# Can you I.D. Plants?



## Scotmando (Jul 10, 2011)

*Can you I.D. Plants?*

I have a lot of this 'floating plant' in a few of my planted aquariums. I need help with I.D.

Also, I got this 'Healthy plant' with some fish at the Hamilton auction last fall. It will shoot out roots, its fast growing and i can plant in the substrate or just let it whirl around the planted tank. I actually love this one but I don't know what it is!

Thanks, Scott


----------



## carmenh (Dec 20, 2009)

Second one's guppy (najas) grass.


----------



## Scotmando (Jul 10, 2011)

Great!
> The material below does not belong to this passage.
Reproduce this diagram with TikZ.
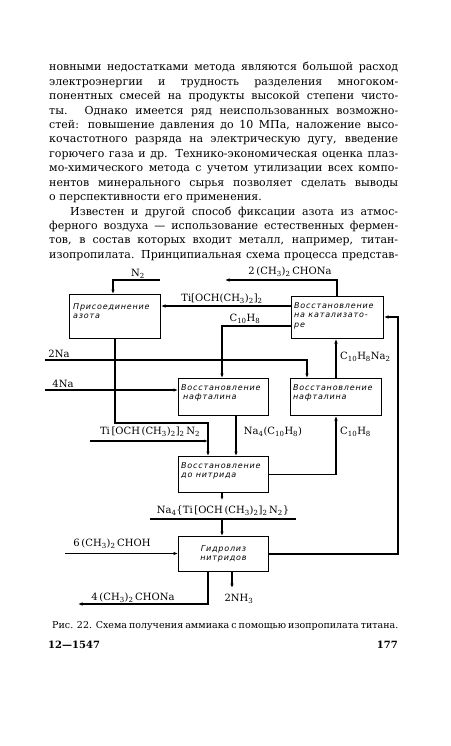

Thanks!



carmenh said:


> Second one's guppy (najas) grass.


----------



## Will (Jul 24, 2008)

And first one is Salvinia sp.

Maybe Salvinia natans as it's probably the common one.

hope that helps!


----------



## Scotmando (Jul 10, 2011)

The structure of first one is different from Salvinia natans.

It grows more like Frogbit but a little grey-green.



Will said:


> And first one is Salvinia sp.
> 
> Maybe Salvinia natans as it's probably the common one.
> 
> hope that helps!


----------



## Will (Jul 24, 2008)

natans was just a guess, theres many salvinia species.


----------